WRITTEN REQUEST:
Check each line of the listing below for the string "chart", and copy the ones that have it.

DATASET CONTENT:
════════════════

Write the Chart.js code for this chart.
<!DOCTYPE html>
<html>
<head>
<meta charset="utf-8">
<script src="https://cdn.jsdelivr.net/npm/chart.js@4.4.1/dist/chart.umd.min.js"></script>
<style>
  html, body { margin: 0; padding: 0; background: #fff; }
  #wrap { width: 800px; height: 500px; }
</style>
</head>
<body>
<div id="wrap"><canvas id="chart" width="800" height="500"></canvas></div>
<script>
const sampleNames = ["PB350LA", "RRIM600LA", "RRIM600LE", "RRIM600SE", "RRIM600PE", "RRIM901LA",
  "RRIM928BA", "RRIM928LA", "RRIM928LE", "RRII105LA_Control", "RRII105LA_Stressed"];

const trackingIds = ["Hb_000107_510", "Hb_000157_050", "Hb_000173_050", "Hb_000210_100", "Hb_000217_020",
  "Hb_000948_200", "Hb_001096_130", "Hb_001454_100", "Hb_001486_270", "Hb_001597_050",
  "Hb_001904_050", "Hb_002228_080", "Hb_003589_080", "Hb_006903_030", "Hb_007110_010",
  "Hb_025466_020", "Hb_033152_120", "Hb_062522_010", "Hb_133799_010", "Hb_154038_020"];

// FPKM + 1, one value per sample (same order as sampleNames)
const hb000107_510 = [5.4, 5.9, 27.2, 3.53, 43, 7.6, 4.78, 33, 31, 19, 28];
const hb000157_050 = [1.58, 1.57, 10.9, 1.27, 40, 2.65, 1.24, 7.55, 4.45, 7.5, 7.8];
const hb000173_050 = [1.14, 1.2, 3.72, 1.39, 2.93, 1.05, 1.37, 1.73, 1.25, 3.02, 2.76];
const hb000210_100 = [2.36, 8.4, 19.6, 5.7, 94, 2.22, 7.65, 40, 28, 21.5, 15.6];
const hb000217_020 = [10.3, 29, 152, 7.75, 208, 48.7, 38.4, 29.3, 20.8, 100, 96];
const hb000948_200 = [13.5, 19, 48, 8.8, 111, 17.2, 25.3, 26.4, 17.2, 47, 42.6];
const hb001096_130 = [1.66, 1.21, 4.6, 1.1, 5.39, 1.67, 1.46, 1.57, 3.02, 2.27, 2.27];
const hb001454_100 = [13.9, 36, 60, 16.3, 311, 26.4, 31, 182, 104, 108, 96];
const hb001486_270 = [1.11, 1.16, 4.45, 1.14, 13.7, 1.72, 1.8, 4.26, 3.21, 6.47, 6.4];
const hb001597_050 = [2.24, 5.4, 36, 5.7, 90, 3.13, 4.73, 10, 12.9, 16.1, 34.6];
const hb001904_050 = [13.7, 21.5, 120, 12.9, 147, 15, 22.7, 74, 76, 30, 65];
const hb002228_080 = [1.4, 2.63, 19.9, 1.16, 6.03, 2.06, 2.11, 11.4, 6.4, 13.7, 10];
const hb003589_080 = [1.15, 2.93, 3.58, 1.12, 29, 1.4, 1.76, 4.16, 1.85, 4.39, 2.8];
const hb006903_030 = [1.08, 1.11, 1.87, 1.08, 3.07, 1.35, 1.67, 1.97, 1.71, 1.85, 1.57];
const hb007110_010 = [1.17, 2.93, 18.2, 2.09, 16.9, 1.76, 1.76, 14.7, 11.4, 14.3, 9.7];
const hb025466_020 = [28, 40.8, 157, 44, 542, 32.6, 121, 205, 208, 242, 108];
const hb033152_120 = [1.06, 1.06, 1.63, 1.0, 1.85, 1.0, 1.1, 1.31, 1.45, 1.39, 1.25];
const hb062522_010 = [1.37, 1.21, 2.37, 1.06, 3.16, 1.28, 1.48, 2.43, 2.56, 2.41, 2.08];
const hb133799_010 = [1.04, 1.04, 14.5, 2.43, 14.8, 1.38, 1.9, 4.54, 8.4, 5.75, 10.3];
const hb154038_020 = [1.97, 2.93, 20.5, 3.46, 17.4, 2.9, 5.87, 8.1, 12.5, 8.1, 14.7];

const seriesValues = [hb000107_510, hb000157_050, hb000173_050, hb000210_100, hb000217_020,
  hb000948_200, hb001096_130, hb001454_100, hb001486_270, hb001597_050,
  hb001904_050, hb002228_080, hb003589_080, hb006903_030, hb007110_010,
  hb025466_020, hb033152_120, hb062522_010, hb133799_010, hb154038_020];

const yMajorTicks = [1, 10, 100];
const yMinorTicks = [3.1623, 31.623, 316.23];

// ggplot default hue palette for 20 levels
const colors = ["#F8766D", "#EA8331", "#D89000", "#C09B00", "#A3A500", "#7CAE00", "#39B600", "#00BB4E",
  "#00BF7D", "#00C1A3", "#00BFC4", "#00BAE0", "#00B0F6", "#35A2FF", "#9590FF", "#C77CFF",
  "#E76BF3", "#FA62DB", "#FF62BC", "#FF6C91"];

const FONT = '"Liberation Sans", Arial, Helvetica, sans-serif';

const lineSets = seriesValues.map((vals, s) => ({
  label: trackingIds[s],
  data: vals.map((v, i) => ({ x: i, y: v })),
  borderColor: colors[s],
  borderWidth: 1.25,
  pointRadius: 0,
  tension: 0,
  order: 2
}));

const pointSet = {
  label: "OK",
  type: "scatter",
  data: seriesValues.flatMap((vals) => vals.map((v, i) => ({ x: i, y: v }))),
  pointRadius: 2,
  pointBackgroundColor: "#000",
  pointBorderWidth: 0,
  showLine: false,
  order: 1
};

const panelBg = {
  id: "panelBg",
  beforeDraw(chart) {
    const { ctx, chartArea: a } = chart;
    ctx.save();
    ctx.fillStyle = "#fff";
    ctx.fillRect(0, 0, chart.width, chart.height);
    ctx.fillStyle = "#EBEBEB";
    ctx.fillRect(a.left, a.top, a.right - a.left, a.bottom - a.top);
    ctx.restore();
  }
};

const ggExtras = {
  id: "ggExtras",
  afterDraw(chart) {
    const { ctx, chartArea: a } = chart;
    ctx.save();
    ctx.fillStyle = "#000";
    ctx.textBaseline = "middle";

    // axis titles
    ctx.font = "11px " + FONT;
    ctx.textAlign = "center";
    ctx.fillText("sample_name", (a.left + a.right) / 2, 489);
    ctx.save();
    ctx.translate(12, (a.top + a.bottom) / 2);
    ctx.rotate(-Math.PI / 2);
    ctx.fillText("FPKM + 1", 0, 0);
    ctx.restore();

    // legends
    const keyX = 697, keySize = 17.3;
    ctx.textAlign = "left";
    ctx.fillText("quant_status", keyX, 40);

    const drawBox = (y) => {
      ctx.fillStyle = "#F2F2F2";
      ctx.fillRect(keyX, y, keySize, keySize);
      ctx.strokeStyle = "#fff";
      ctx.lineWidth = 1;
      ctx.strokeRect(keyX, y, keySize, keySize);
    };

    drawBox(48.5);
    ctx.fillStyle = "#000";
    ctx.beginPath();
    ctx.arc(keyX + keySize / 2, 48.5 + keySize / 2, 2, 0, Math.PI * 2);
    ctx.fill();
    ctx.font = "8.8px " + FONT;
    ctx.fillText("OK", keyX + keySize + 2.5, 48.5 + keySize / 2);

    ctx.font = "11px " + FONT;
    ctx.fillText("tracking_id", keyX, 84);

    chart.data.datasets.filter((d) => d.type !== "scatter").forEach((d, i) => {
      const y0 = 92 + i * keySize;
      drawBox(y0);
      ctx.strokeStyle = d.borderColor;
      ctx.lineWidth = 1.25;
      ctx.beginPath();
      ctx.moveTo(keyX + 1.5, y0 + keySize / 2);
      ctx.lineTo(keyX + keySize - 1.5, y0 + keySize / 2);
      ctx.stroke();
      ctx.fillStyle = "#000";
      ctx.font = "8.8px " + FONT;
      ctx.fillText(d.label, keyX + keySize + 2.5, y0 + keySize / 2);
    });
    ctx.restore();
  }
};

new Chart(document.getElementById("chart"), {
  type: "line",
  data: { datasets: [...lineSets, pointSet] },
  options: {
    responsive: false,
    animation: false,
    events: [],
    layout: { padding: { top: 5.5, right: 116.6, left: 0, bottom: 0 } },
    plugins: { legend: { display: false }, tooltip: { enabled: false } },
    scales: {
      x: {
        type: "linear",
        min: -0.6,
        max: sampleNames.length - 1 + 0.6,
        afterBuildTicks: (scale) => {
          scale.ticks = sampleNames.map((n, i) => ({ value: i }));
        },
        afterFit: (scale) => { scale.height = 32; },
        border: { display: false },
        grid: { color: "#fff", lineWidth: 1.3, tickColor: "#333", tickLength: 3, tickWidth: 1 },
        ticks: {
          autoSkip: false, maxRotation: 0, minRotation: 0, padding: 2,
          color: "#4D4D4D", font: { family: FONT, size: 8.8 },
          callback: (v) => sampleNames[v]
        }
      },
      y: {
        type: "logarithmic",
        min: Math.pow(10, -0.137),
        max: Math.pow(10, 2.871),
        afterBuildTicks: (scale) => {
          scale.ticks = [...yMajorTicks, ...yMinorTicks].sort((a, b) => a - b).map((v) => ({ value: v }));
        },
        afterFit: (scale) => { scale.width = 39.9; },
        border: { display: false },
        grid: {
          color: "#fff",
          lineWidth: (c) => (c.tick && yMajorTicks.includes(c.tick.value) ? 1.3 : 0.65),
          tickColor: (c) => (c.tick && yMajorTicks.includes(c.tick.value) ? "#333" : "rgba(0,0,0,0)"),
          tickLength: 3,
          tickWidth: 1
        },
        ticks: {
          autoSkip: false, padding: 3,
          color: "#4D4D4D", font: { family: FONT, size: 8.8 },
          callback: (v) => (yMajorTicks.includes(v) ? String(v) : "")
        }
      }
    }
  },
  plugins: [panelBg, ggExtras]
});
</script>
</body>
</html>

════════════════

IN RESPONSE:
Write the Chart.js code for this chart.
<script src="https://cdn.jsdelivr.net/npm/chart.js@4.4.1/dist/chart.umd.min.js"></script>
<div id="wrap"><canvas id="chart" width="800" height="500"></canvas></div>
  beforeDraw(chart) {
    const { ctx, chartArea: a } = chart;
    ctx.fillRect(0, 0, chart.width, chart.height);
  afterDraw(chart) {
    const { ctx, chartArea: a } = chart;
    chart.data.datasets.filter((d) => d.type !== "scatter").forEach((d, i) => {
new Chart(document.getElementById("chart"), {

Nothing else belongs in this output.